== Prompt ==
Leave out the pictures and copy the remaining records exactly.
——
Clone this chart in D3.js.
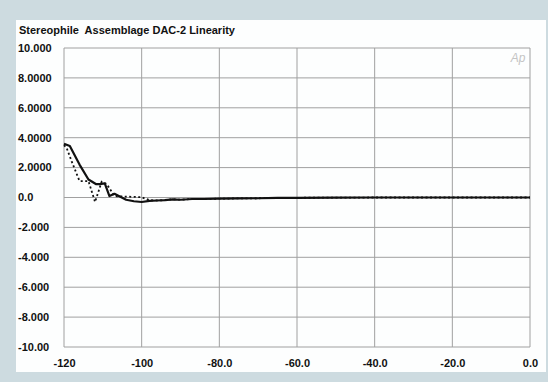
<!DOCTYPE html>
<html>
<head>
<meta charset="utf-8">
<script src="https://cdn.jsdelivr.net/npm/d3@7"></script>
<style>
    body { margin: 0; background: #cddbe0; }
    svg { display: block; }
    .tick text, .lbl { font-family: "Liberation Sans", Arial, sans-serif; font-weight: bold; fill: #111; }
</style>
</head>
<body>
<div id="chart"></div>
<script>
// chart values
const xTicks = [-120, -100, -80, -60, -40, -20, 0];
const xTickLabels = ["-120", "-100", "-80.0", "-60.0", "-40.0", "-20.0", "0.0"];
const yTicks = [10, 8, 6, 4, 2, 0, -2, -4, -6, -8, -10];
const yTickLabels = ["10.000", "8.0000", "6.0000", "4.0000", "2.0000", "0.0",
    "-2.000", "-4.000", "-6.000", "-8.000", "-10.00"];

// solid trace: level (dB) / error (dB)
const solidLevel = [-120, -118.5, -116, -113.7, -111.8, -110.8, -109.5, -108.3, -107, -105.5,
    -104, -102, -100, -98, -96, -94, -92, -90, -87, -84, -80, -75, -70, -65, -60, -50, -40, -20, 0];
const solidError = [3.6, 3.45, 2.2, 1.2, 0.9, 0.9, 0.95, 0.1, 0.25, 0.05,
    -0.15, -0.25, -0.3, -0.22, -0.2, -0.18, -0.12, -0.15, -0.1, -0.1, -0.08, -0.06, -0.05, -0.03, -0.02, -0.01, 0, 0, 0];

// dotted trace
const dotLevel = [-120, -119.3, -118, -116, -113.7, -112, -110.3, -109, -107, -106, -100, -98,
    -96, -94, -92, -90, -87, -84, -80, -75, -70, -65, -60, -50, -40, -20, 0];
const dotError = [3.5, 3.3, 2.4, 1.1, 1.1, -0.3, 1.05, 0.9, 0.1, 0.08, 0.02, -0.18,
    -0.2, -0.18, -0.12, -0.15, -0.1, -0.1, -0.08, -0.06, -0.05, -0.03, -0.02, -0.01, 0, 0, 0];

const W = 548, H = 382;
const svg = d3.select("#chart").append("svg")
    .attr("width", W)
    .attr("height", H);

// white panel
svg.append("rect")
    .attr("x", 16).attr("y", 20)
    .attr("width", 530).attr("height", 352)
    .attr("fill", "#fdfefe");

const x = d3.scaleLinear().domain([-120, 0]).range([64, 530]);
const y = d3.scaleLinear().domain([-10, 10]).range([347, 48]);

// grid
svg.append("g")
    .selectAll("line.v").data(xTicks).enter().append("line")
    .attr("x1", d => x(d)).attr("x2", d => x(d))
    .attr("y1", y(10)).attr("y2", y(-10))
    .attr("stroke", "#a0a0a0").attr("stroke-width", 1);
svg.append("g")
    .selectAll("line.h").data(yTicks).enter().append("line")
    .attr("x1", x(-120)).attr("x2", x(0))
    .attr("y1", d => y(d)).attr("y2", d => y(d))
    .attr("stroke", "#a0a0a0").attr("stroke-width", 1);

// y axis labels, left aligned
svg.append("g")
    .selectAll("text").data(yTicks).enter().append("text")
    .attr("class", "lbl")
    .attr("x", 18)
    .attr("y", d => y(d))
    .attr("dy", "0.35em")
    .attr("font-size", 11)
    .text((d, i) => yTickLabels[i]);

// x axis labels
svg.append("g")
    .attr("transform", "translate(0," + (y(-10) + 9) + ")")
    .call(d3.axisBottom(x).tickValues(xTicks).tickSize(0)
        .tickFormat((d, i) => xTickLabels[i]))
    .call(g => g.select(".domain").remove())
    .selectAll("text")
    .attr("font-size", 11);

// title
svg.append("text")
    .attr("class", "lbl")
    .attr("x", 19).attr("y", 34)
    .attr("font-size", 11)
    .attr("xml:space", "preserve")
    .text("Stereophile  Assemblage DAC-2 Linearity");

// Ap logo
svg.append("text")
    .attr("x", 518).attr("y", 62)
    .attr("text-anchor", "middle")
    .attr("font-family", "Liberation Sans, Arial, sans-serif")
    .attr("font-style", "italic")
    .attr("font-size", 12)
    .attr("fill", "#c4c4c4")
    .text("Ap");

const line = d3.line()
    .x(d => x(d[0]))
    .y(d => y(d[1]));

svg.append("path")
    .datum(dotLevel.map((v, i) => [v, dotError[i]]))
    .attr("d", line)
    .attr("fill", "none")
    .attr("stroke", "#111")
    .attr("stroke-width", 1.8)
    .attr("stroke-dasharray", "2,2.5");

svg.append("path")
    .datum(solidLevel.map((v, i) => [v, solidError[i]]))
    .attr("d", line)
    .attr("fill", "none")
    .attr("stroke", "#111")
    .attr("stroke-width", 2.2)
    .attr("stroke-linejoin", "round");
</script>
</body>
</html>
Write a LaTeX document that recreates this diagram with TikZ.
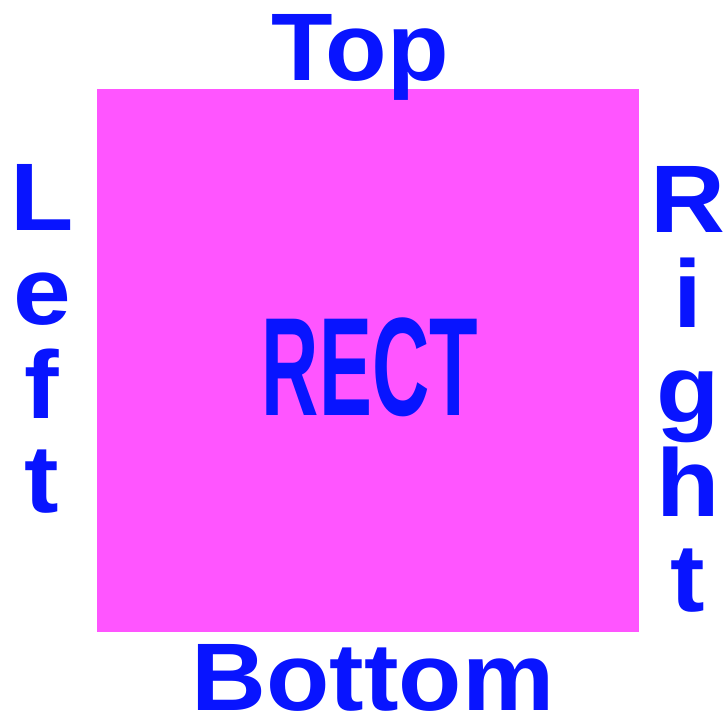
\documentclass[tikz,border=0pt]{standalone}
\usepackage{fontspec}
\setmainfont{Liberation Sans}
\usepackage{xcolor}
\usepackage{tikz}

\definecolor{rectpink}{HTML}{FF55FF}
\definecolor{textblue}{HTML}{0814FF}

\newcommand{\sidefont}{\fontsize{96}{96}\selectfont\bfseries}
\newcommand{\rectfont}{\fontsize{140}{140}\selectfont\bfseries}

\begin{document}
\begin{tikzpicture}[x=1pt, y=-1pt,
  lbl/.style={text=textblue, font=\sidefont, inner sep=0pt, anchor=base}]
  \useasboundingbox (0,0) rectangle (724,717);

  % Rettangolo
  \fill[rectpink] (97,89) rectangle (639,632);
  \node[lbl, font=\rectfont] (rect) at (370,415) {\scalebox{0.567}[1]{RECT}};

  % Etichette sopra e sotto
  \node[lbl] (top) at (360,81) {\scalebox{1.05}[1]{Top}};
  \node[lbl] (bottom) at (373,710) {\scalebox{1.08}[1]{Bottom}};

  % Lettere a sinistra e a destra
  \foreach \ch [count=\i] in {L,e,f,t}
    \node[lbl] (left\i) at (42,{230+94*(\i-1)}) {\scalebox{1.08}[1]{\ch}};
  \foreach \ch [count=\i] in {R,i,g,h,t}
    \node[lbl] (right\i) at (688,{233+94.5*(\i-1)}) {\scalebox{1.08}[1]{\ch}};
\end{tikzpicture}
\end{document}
——
== Full response ==
Clone this chart in D3.js.
<!DOCTYPE html>
<html>
<head>
<meta charset="utf-8">
<script src="https://cdn.jsdelivr.net/npm/d3@7"></script>
<style>
    body { margin: 0; background: #cddbe0; }
    svg { display: block; }
    .tick text, .lbl { font-family: "Liberation Sans", Arial, sans-serif; font-weight: bold; fill: #111; }
</style>
</head>
<body>
<div id="chart"></div>
<script>
// chart values
const xTicks = [-120, -100, -80, -60, -40, -20, 0];
const xTickLabels = ["-120", "-100", "-80.0", "-60.0", "-40.0", "-20.0", "0.0"];
const yTicks = [10, 8, 6, 4, 2, 0, -2, -4, -6, -8, -10];
const yTickLabels = ["10.000", "8.0000", "6.0000", "4.0000", "2.0000", "0.0",
    "-2.000", "-4.000", "-6.000", "-8.000", "-10.00"];

// solid trace: level (dB) / error (dB)
const solidLevel = [-120, -118.5, -116, -113.7, -111.8, -110.8, -109.5, -108.3, -107, -105.5,
    -104, -102, -100, -98, -96, -94, -92, -90, -87, -84, -80, -75, -70, -65, -60, -50, -40, -20, 0];
const solidError = [3.6, 3.45, 2.2, 1.2, 0.9, 0.9, 0.95, 0.1, 0.25, 0.05,
    -0.15, -0.25, -0.3, -0.22, -0.2, -0.18, -0.12, -0.15, -0.1, -0.1, -0.08, -0.06, -0.05, -0.03, -0.02, -0.01, 0, 0, 0];

// dotted trace
const dotLevel = [-120, -119.3, -118, -116, -113.7, -112, -110.3, -109, -107, -106, -100, -98,
    -96, -94, -92, -90, -87, -84, -80, -75, -70, -65, -60, -50, -40, -20, 0];
const dotError = [3.5, 3.3, 2.4, 1.1, 1.1, -0.3, 1.05, 0.9, 0.1, 0.08, 0.02, -0.18,
    -0.2, -0.18, -0.12, -0.15, -0.1, -0.1, -0.08, -0.06, -0.05, -0.03, -0.02, -0.01, 0, 0, 0];

const W = 548, H = 382;
const svg = d3.select("#chart").append("svg")
    .attr("width", W)
    .attr("height", H);

// white panel
svg.append("rect")
    .attr("x", 16).attr("y", 20)
    .attr("width", 530).attr("height", 352)
    .attr("fill", "#fdfefe");

const x = d3.scaleLinear().domain([-120, 0]).range([64, 530]);
const y = d3.scaleLinear().domain([-10, 10]).range([347, 48]);

// grid
svg.append("g")
    .selectAll("line.v").data(xTicks).enter().append("line")
    .attr("x1", d => x(d)).attr("x2", d => x(d))
    .attr("y1", y(10)).attr("y2", y(-10))
    .attr("stroke", "#a0a0a0").attr("stroke-width", 1);
svg.append("g")
    .selectAll("line.h").data(yTicks).enter().append("line")
    .attr("x1", x(-120)).attr("x2", x(0))
    .attr("y1", d => y(d)).attr("y2", d => y(d))
    .attr("stroke", "#a0a0a0").attr("stroke-width", 1);

// y axis labels, left aligned
svg.append("g")
    .selectAll("text").data(yTicks).enter().append("text")
    .attr("class", "lbl")
    .attr("x", 18)
    .attr("y", d => y(d))
    .attr("dy", "0.35em")
    .attr("font-size", 11)
    .text((d, i) => yTickLabels[i]);

// x axis labels
svg.append("g")
    .attr("transform", "translate(0," + (y(-10) + 9) + ")")
    .call(d3.axisBottom(x).tickValues(xTicks).tickSize(0)
        .tickFormat((d, i) => xTickLabels[i]))
    .call(g => g.select(".domain").remove())
    .selectAll("text")
    .attr("font-size", 11);

// title
svg.append("text")
    .attr("class", "lbl")
    .attr("x", 19).attr("y", 34)
    .attr("font-size", 11)
    .attr("xml:space", "preserve")
    .text("Stereophile  Assemblage DAC-2 Linearity");

// Ap logo
svg.append("text")
    .attr("x", 518).attr("y", 62)
    .attr("text-anchor", "middle")
    .attr("font-family", "Liberation Sans, Arial, sans-serif")
    .attr("font-style", "italic")
    .attr("font-size", 12)
    .attr("fill", "#c4c4c4")
    .text("Ap");

const line = d3.line()
    .x(d => x(d[0]))
    .y(d => y(d[1]));

svg.append("path")
    .datum(dotLevel.map((v, i) => [v, dotError[i]]))
    .attr("d", line)
    .attr("fill", "none")
    .attr("stroke", "#111")
    .attr("stroke-width", 1.8)
    .attr("stroke-dasharray", "2,2.5");

svg.append("path")
    .datum(solidLevel.map((v, i) => [v, solidError[i]]))
    .attr("d", line)
    .attr("fill", "none")
    .attr("stroke", "#111")
    .attr("stroke-width", 2.2)
    .attr("stroke-linejoin", "round");
</script>
</body>
</html>
Write a LaTeX document that recreates this diagram with TikZ.
\documentclass[tikz,border=0pt]{standalone}
\usepackage{fontspec}
\setmainfont{Liberation Sans}
\usepackage{xcolor}
\usepackage{tikz}

\definecolor{rectpink}{HTML}{FF55FF}
\definecolor{textblue}{HTML}{0814FF}

\newcommand{\sidefont}{\fontsize{96}{96}\selectfont\bfseries}
\newcommand{\rectfont}{\fontsize{140}{140}\selectfont\bfseries}

\begin{document}
\begin{tikzpicture}[x=1pt, y=-1pt,
  lbl/.style={text=textblue, font=\sidefont, inner sep=0pt, anchor=base}]
  \useasboundingbox (0,0) rectangle (724,717);

  % Rettangolo
  \fill[rectpink] (97,89) rectangle (639,632);
  \node[lbl, font=\rectfont] (rect) at (370,415) {\scalebox{0.567}[1]{RECT}};

  % Etichette sopra e sotto
  \node[lbl] (top) at (360,81) {\scalebox{1.05}[1]{Top}};
  \node[lbl] (bottom) at (373,710) {\scalebox{1.08}[1]{Bottom}};

  % Lettere a sinistra e a destra
  \foreach \ch [count=\i] in {L,e,f,t}
    \node[lbl] (left\i) at (42,{230+94*(\i-1)}) {\scalebox{1.08}[1]{\ch}};
  \foreach \ch [count=\i] in {R,i,g,h,t}
    \node[lbl] (right\i) at (688,{233+94.5*(\i-1)}) {\scalebox{1.08}[1]{\ch}};
\end{tikzpicture}
\end{document}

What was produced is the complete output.